**The task:** Copy exactly the lines that run from the top of the listing to the line containing "MASS = list(range(5181, 5380, 2))", both ends included, and omit the pictures.

_ _ _ _

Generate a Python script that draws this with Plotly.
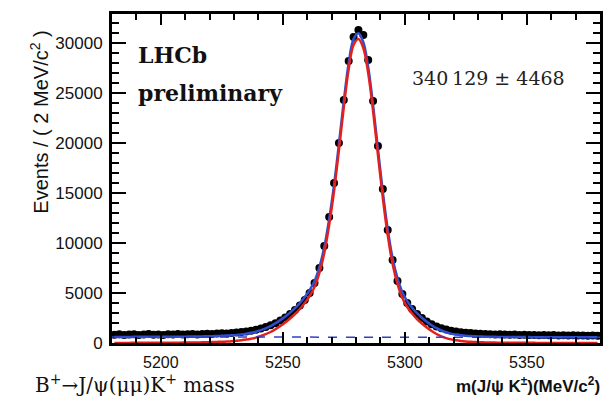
import plotly.graph_objects as go
import numpy as np

# ---- data ----
MASS = list(range(5181, 5380, 2))  # 2 MeV bin centres, 5180-5380

EVENTS = [
    820, 870, 790, 850, 880, 800, 840, 900, 830, 860,
    810, 880, 850, 900, 840, 870, 910, 860, 900, 930,
    890, 950, 980, 940, 1010, 1050, 1100, 1150, 1230, 1330,
    1450, 1600, 1780, 1980, 2250, 2550, 2900, 3300, 3750, 4300,
    5000, 6000, 7500, 9700, 12600, 16000, 20000, 24300, 28200, 30600,
    31300, 30800, 28300, 24200, 19700, 15400, 11300, 8300, 6200, 4900,
    4000, 3400, 2900, 2500, 2150, 1880, 1650, 1480, 1340, 1230,
    1150, 1080, 1030, 990, 950, 920, 900, 880, 860, 870,
    840, 820, 850, 800, 820, 790, 810, 780, 800, 770,
    790, 760, 780, 750, 770, 740, 760, 730, 750, 720,
]

SIGNAL = [
    10, 10, 12, 12, 14, 15, 16, 18, 20, 22,
    24, 27, 30, 34, 38, 43, 50, 57, 66, 77,
    90, 105, 125, 150, 180, 220, 270, 340, 430, 540,
    700, 880, 1100, 1380, 1700, 2050, 2450, 2900, 3400, 4000,
    4700, 5600, 7000, 9000, 11800, 15200, 19300, 23600, 27400, 29800,
    30400, 29500, 27000, 23200, 18800, 14500, 10800, 7900, 5900, 4500,
    3600, 2950, 2400, 1950, 1550, 1200, 900, 670, 490, 360,
    270, 200, 150, 115, 90, 72, 58, 47, 39, 33,
    28, 24, 21, 18, 16, 14, 13, 12, 11, 10,
    10, 9, 9, 8, 8, 7, 7, 6, 6, 6,
]

BKG_MASS = [5180, 5380]
BKG_LEVEL = [600, 570]

X_TICKS = [5200, 5250, 5300, 5350]
Y_TICKS = [0, 5000, 10000, 15000, 20000, 25000, 30000]

YIELD_TEXT = "340\u2009129 ± 4468"

# ---- derived ----
bkg_at_bins = np.interp(MASS, BKG_MASS, BKG_LEVEL)
TOTAL = (np.array(SIGNAL) + bkg_at_bins).tolist()

fig = go.Figure()

fig.add_trace(go.Scatter(
    x=MASS, y=EVENTS, mode="markers",
    marker=dict(color="black", size=8),
    showlegend=False, cliponaxis=True,
))
fig.add_trace(go.Scatter(
    x=MASS, y=TOTAL, mode="lines",
    line=dict(color="#2f4fd0", width=2.5, shape="spline", smoothing=1.0),
    showlegend=False,
))
fig.add_trace(go.Scatter(
    x=MASS, y=SIGNAL, mode="lines",
    line=dict(color="#e4201c", width=2.5, shape="spline", smoothing=1.0),
    showlegend=False,
))
fig.add_trace(go.Scatter(
    x=BKG_MASS, y=BKG_LEVEL, mode="lines",
    line=dict(color="#3040c8", width=1.5, dash="dash"),
    showlegend=False,
))

tick_font = dict(family="Liberation Sans, Arial, sans-serif", size=16, color="#111")

fig.update_xaxes(
    range=[5180, 5380], tickvals=X_TICKS, ticktext=[str(v) for v in X_TICKS],
    ticks="inside", ticklen=11, tickwidth=2, tickcolor="black",
    minor=dict(dtick=10, tick0=5200, ticks="inside", ticklen=6, tickwidth=1.5, tickcolor="black"),
    showline=True, linecolor="black", linewidth=3, mirror="allticks",
    showgrid=False, zeroline=False, tickfont=tick_font, ticklabelstandoff=3,
)
fig.update_yaxes(
    range=[0, 32900], tickvals=Y_TICKS, ticktext=[str(v) for v in Y_TICKS],
    ticks="inside", ticklen=14, tickwidth=2, tickcolor="black",
    minor=dict(dtick=1000, tick0=0, ticks="inside", ticklen=7, tickwidth=1.5, tickcolor="black"),
    showline=True, linecolor="black", linewidth=3, mirror="allticks",
    showgrid=False, zeroline=False,
    tickfont=dict(family="Liberation Sans, Arial, sans-serif", size=17, color="#111"),
    ticklabelstandoff=3,
)

annotations = [
    dict(text="Events / ( 2 MeV/c<sup>2</sup> )", x=-0.148, y=0.672, textangle=-90,
         xanchor="center", yanchor="middle",
         font=dict(family="Liberation Sans, Arial, sans-serif", size=20, color="#111")),
    dict(text="<b>LHCb</b>", x=0.0489, y=0.875, xanchor="left", yanchor="middle",
         font=dict(family="DejaVu Serif, serif", size=22, color="#111")),
    dict(text="<b>preliminary</b>", x=0.0489, y=0.760, xanchor="left", yanchor="middle",
         font=dict(family="DejaVu Serif, serif", size=22, color="#111")),
    dict(text=YIELD_TEXT, x=0.611, y=0.805, xanchor="left", yanchor="middle",
         font=dict(family="DejaVu Serif, serif", size=19, color="#222")),
    dict(text="B<sup>+</sup>→J/ψ(μμ)K<sup>+</sup> mass", x=-0.161, y=-0.170, xanchor="left",
         yanchor="bottom",
         font=dict(family="DejaVu Serif, serif", size=20, color="#111")),
    dict(text="<b>m(J/ψ K<sup>±</sup>)(MeV/c<sup>2</sup>)</b>", x=1.004, y=-0.168, xanchor="right",
         yanchor="bottom",
         font=dict(family="Liberation Sans, Arial, sans-serif", size=17, color="#111")),
]
for a in annotations:
    a.update(xref="paper", yref="paper", showarrow=False)

fig.update_layout(
    width=606, height=398,
    margin=dict(l=112, r=3, t=14, b=55),
    paper_bgcolor="white", plot_bgcolor="white",
    annotations=annotations,
    showlegend=False,
)

fig.write_html("out.html")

_ _ _ _

**Solved exercise:**
Generate a Python script that draws this with Plotly.
import plotly.graph_objects as go
import numpy as np

# ---- data ----
MASS = list(range(5181, 5380, 2))  # 2 MeV bin centres, 5180-5380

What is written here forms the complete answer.